Dossier : inventaire des onze années de gaullisme

Dix ans, neuf mois et vingt-huit jours : c'est la durée du pouvoir du général de Gaulle, entre son investiture comme président du Conseil, le 1er juin 1958, et sa démission du 28 avril 1969. Dix ans, presque onze, qui pèseront lourd dans l'Histoire quand, plus tard, les passions apaisées, on en fera le bilan. Il est trop tôt pour oser un jugement sur cette singulière période, pour dire s'il s'agissait bien de la transition entre la France du XIXe siècle et celle du XXIe ou plus simplement pour rechercher la nature de cette étape dans l'évolution d'un pays qui tantôt se fie exclusivement à un homme, tantôt se livre à des jeux politiques subtils que les uns nomment la démocratie, les autres la confusion.

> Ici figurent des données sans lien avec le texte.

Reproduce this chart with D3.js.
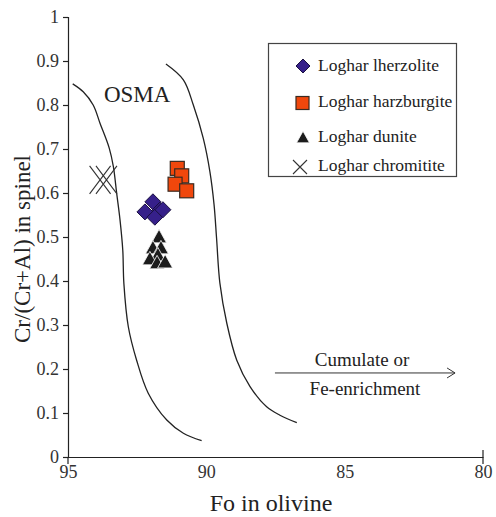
<!DOCTYPE html>
<html>
<head>
<meta charset="utf-8">
<script src="https://cdn.jsdelivr.net/npm/d3@7"></script>
<style>
  html, body { margin: 0; padding: 0; background: #fff; }
  svg { display: block; }
</style>
</head>
<body>
<svg id="chart" width="496" height="517"></svg>
<script>
// ---------- data ----------
const xTicks = [95, 90, 85, 80];
const yTicks = [0, 0.1, 0.2, 0.3, 0.4, 0.5, 0.6, 0.7, 0.8, 0.9, 1];

const lherzolite = [
  [91.93, 0.580], [92.22, 0.557], [91.68, 0.561], [91.86, 0.545], [91.57, 0.562]
];
const harzburgite = [
  [91.05, 0.656], [90.89, 0.639], [91.13, 0.620], [90.71, 0.605]
];
const dunite = [
  [91.71, 0.502], [91.93, 0.477], [91.64, 0.477], [91.75, 0.461],
  [92.04, 0.452], [91.78, 0.443], [91.49, 0.445]
];
const chromitite = [
  [93.84, 0.630], [93.61, 0.630]
];
const osmaLeft = [
  [94.83, 0.848], [94.45, 0.830], [94.09, 0.800], [93.84, 0.758], [93.51, 0.702],
  [93.36, 0.660], [93.24, 0.599], [93.12, 0.539], [93.02, 0.470], [92.98, 0.394],
  [92.82, 0.296], [92.52, 0.220], [92.10, 0.145], [91.43, 0.084], [90.83, 0.054],
  [90.17, 0.037]
];
const osmaRight = [
  [91.46, 0.893], [90.83, 0.857], [90.47, 0.800], [90.11, 0.724], [89.87, 0.648],
  [89.72, 0.573], [89.63, 0.497], [89.51, 0.395], [89.26, 0.304], [88.90, 0.220],
  [88.42, 0.160], [87.82, 0.114], [87.34, 0.095], [86.73, 0.078]
];
const legendLabels = ["Loghar lherzolite", "Loghar harzburgite", "Loghar dunite", "Loghar chromitite"];
const arrowLabels = ["Cumulate or", "Fe-enrichment"];
const arrowX = [87.52, 81.01];   // arrow start / end in Fo units
const arrowY = 0.191;

// ---------- layout ----------
const FONT = '"Liberation Serif", "Times New Roman", "DejaVu Serif", serif';
const svg = d3.select("#chart");
const x = d3.scaleLinear().domain([95, 80]).range([68, 483]);
const y = d3.scaleLinear().domain([0, 1]).range([457, 17]);

const colLherz = "#36208a", colHarz = "#f0470c", colDun = "#1c1c1c";

function txt(g, s, size) {
  return g.append("text").attr("font-family", FONT).style("font-family", FONT)
    .style("font-size", size + "px").attr("fill", "#222").text(s);
}

// axes
const yAxis = d3.axisLeft(y).tickValues(yTicks).tickSize(5).tickPadding(4)
  .tickFormat(d => d === 0 ? "0" : d === 1 ? "1" : d3.format(".1f")(d));
const gy = svg.append("g").attr("transform", `translate(${x(95)},0)`).call(yAxis)
  .attr("font-family", FONT);
gy.select(".domain").attr("stroke", "#222").attr("stroke-width", 1.2);
gy.selectAll(".tick line").attr("stroke", "#222").attr("stroke-width", 1.2);
gy.selectAll(".tick text").style("font-size", "18px").attr("fill", "#333")
  .style("font-family", FONT);

const xAxis = d3.axisBottom(x).tickValues(xTicks).tickSize(0).tickPadding(8)
  .tickFormat(d3.format("d"));
const gx = svg.append("g").attr("transform", `translate(0,${y(0)})`).call(xAxis)
  .attr("font-family", FONT);
gx.select(".domain").attr("stroke", "#222").attr("stroke-width", 1.2);
gx.selectAll(".tick text").style("font-size", "18px").attr("fill", "#333")
  .style("font-family", FONT);
// end ticks
gx.append("line").attr("x1", x(95)).attr("x2", x(95)).attr("y1", 0).attr("y2", 7)
  .attr("stroke", "#222").attr("stroke-width", 1.2);
gx.append("line").attr("x1", x(80)).attr("x2", x(80)).attr("y1", -7).attr("y2", 7)
  .attr("stroke", "#222").attr("stroke-width", 1.2);

// axis titles
txt(svg, "Fo in olivine", 24).attr("x", 271).attr("y", 511).attr("text-anchor", "middle");
txt(svg, "Cr/(Cr+Al) in spinel", 23).attr("transform", "translate(30,249) rotate(-90)")
  .attr("text-anchor", "middle");

// OSMA curves
const line = d3.line().x(d => x(d[0])).y(d => y(d[1])).curve(d3.curveCatmullRom.alpha(0.5));
[osmaLeft, osmaRight].forEach(c => {
  svg.append("path").datum(c).attr("d", line)
    .attr("fill", "none").attr("stroke", "#222").attr("stroke-width", 1.3);
});
txt(svg, "OSMA", 23).attr("x", x(92.5)).attr("y", y(0.807)).attr("text-anchor", "middle");

// arrow
svg.append("line").attr("x1", x(arrowX[0])).attr("x2", x(arrowX[1]))
  .attr("y1", y(arrowY)).attr("y2", y(arrowY)).attr("stroke", "#333").attr("stroke-width", 1);
svg.append("path")
  .attr("d", `M${x(arrowX[1]) - 8},${y(arrowY) - 5} L${x(arrowX[1])},${y(arrowY)} L${x(arrowX[1]) - 8},${y(arrowY) + 5}`)
  .attr("fill", "none").attr("stroke", "#333").attr("stroke-width", 1);
const axMid = (x(arrowX[0]) + x(arrowX[1])) / 2;
txt(svg, arrowLabels[0], 19).attr("x", axMid - 3).attr("y", y(arrowY) - 7).attr("text-anchor", "middle");
txt(svg, arrowLabels[1], 19).attr("x", axMid).attr("y", y(arrowY) + 22).attr("text-anchor", "middle");

// markers
function diamond(g, cx, cy, r) {
  g.append("path").attr("d", `M${cx},${cy - r}L${cx + r},${cy}L${cx},${cy + r}L${cx - r},${cy}Z`)
    .attr("fill", colLherz).attr("stroke", "#1a1040").attr("stroke-width", 1);
}
function square(g, cx, cy, s) {
  g.append("rect").attr("x", cx - s / 2).attr("y", cy - s / 2).attr("width", s).attr("height", s)
    .attr("fill", colHarz).attr("stroke", "#3a2a20").attr("stroke-width", 1.2);
}
function triangle(g, cx, cy, s) {
  const h = s * 0.9;
  g.append("path").attr("d", `M${cx},${cy - h / 2}L${cx + s / 2},${cy + h / 2}L${cx - s / 2},${cy + h / 2}Z`)
    .attr("fill", colDun).attr("stroke", "#fff").attr("stroke-width", 0.8);
}
function cross(g, cx, cy, w, h) {
  g.append("path").attr("d", `M${cx - w},${cy - h}L${cx + w},${cy + h}M${cx - w},${cy + h}L${cx + w},${cy - h}`)
    .attr("fill", "none").attr("stroke", "#333").attr("stroke-width", 1.1);
}

const gm = svg.append("g");
chromitite.forEach(d => cross(gm, x(d[0]), y(d[1]), 10.5, 14));
harzburgite.forEach(d => square(gm, x(d[0]), y(d[1]), 14));
lherzolite.forEach(d => diamond(gm, x(d[0]), y(d[1]), 8));
dunite.forEach(d => triangle(gm, x(d[0]), y(d[1]), 15));

// legend
const lg = svg.append("g");
lg.append("rect").attr("x", 268.5).attr("y", 43.5).attr("width", 188).attr("height", 133)
  .attr("fill", "#fff").attr("stroke", "#444").attr("stroke-width", 1.2);
const rowY = [66, 103, 137, 167];
const textY = [71, 107, 142, 171];
diamond(lg, 303, rowY[0], 7);
square(lg, 302.5, rowY[1], 13);
triangle(lg, 303, rowY[2], 13);
cross(lg, 300, rowY[3], 7, 7);
legendLabels.forEach((t, i) => {
  txt(lg, t, 17.5).attr("x", 318).attr("y", textY[i]);
});
</script>
</body>
</html>
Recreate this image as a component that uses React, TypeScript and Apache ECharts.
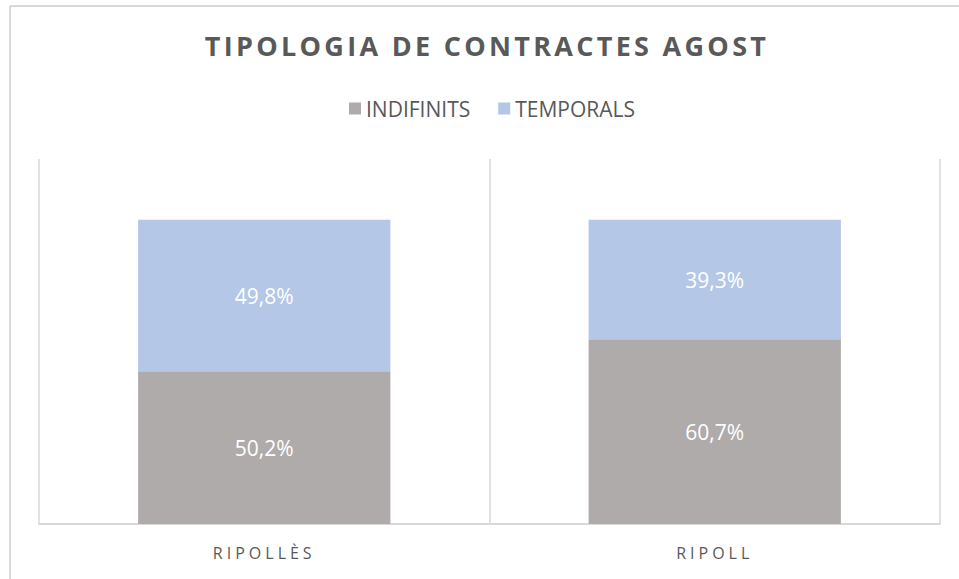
import React, { useEffect, useRef } from "react";
import * as echarts from "echarts";

const categories = ["RIPOLLÈS", "RIPOLL"];
const indefinits = [50.2, 60.7];
const temporals = [49.8, 39.3];
const seriesNames = ["INDIFINITS", "TEMPORALS"];
const titleText = "TIPOLOGIA DE CONTRACTES AGOST";

const FONT = "'Open Sans', 'Noto Sans', sans-serif";

export default function App() {
  const ref = useRef<HTMLDivElement>(null);
  useEffect(() => {
    if (!ref.current) return;
    const chart = echarts.init(ref.current, undefined, { renderer: "svg" });
    const fmt = (p: any) => p.value.toFixed(1).replace(".", ",") + "%";
    chart.setOption({
      animation: false,
      backgroundColor: "#ffffff",
      title: {
        text: titleText,
        left: 482,
        textAlign: "center",
        top: 27,
        textStyle: { fontFamily: FONT, fontSize: 27, fontWeight: "bold", color: "#595959" },
      },
      legend: {
        top: 93,
        left: 344,
        itemWidth: 12,
        itemHeight: 12,
        itemGap: 28,
        icon: "rect",
        textStyle: { fontFamily: FONT, fontSize: 21, color: "#595959" },
        data: seriesNames,
      },
      grid: { left: 39, right: 19, top: 159, bottom: 55, containLabel: false },
      xAxis: {
        type: "category",
        data: categories,
        boundaryGap: true,
        axisLine: { show: true, lineStyle: { color: "#d9d9d9", width: 2 } },
        axisTick: { show: false },
        splitLine: { show: true, lineStyle: { color: "#d9d9d9", width: 1.5 } },
        axisLabel: { fontFamily: FONT, fontSize: 16, color: "#595959", margin: 21 },
      },
      yAxis: {
        type: "value",
        min: 0,
        max: 120,
        show: false,
        splitLine: { show: false },
      },
      color: ["#AFABAB", "#B4C7E7"],
      series: [
        {
          name: seriesNames[0],
          type: "bar",
          stack: "total",
          barWidth: "56%",
          data: indefinits,
          itemStyle: { color: "#AFABAB" },
          label: { show: true, position: "inside", color: "#ffffff", fontFamily: FONT, fontSize: 21, formatter: fmt },
        },
        {
          name: seriesNames[1],
          type: "bar",
          stack: "total",
          barWidth: "56%",
          data: temporals,
          itemStyle: { color: "#B4C7E7" },
          label: { show: true, position: "inside", color: "#ffffff", fontFamily: FONT, fontSize: 21, formatter: fmt },
        },
      ],
      graphic: [
        { type: "line", shape: { x1: 10, y1: 6, x2: 959, y2: 6 }, style: { stroke: "#d9d9d9", lineWidth: 2 } },
        { type: "line", shape: { x1: 10, y1: 6, x2: 10, y2: 579 }, style: { stroke: "#d9d9d9", lineWidth: 2 } },
      ],
    });
    const svg = ref.current.querySelector("svg");
    if (svg) {
      svg.querySelectorAll("text").forEach((t) => {
        const s = t.textContent || "";
        if (s === titleText) t.style.letterSpacing = "3.3px";
        if (categories.includes(s)) t.style.letterSpacing = "4px";
      });
    }
    return () => chart.dispose();
  }, []);
  return (
    <div
      ref={ref}
      style={{ position: "fixed", left: 0, top: 0, width: 959, height: 579 }}
    />
  );
}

En revanche, on peut tenter de faire l'inventaire de ce qui a été réglé, de ce qui a été amorcé et de ce qui a été entrepris dans un certain nombre de domaines essentiels. Qu'en restera-t-il ? Sur certains sujets comme la paix algérienne et la décolonisation, par exemple, la réponse est claire. Sur d'autres, notamment en matière d'institutions politiques, de défense ou de politique étrangère, elle est beaucoup moins évidente et assurée. Aussi a-t-on choisi ici de s'en tenir rigoureusement aux faits. Qu'on ne cherche pas, dans cette revue des événements, volontairement sèche et dépouillée, d'appréciations, de jugements de valeur et moins encore de pronostics. Il s'agit bien d'un simple inventaire, où chaque dossier, traité ou ouvert, est signalé, parfois mis en perspective, mais non discuté.

Plutôt que d'adopter l'ordre chronologique où les problèmes, forcément, se chevauchent et interfèrent, on a choisi de regrouper par grands sujets les principaux éléments, positifs ou négatifs peu importe, de la politique suivie au cours de ces années. Il s'agit simplement d'indiquer une tendance, de marquer quelques points de repère et de dresser une liste de faits, non d'écrire l'Histoire. Voici donc comment se présentaient, au moment où le général de Gaulle a quitté la scène, le bilan de son règne et le dossier de l'avenir.

Les institutions

Appelé par plusieurs des principaux caciques de la IVe République et bientôt par les vœux de la majorité de l'opinion pour mettre un terme à la guerre d'Algérie, le général de Gaulle choisit en 1958 de donner la priorité dans ses préoccupations à la réforme des institutions. Pour lui, c'est leur faiblesse, c'est le « mauvais régime » qu'elles ont engendré qui est à l'origine de tous les problèmes sur lesquels achoppe et meurt la IVe République. Son premier soin, à peine investi des fonctions de président du Conseil, est de se faire confier par l'Assemblée nationale les pouvoirs constituants.

La Constitution de la Ve République est élaborée au cours de l'été 1958 avec le concours des ministres d'État, de Guy Mollet à Pierre Pflimlin, du gouvernement (dans lequel figurent des hommes aussi divers par leur orientation qu'Antoine Pinay, Robert Buron, Pierre Sudreau, Jacques Soustelle et déjà Michel Debré, Maurice Couve de Murville et André Malraux), puis avec les avis d'un Comité consultatif constitutionnel comprenant un certain nombre de députés et de sénateurs. Elle est ratifiée par référendum à l'automne 1958 par quatre électeurs sur cinq. Elle établit un régime qui n'est ni vraiment présidentiel ni encore parlementaire, mais plutôt de type orléaniste. Le président de la République, véritable souverain constitutionnel, choisit et nomme à sa guise le Premier ministre et, sur sa proposition, les autres membres du gouvernement, met fin à leurs fonctions, peut dissoudre l'Assemblée nationale, organiser le référendum et même, en cas de circonstances graves, se saisir de tous les pouvoirs.

Dans la lettre, cependant, l'exercice de ces attributions demeure soumis à un certain nombre de consultations et de conditions. Le domaine parlementaire est strictement délimité, mais il demeure, en principe, relativement important tant pour l'élaboration de la loi que pour le contrôle de l'action de l'exécutif. La stabilité est garantie par la procédure de la motion de censure qui renverse la charge de la preuve : le gouvernement n'a pas besoin de réunir une majorité, il lui suffit qu'une majorité ne se forme pas pour le censurer, et la sanction, dans ce cas, est la dissolution.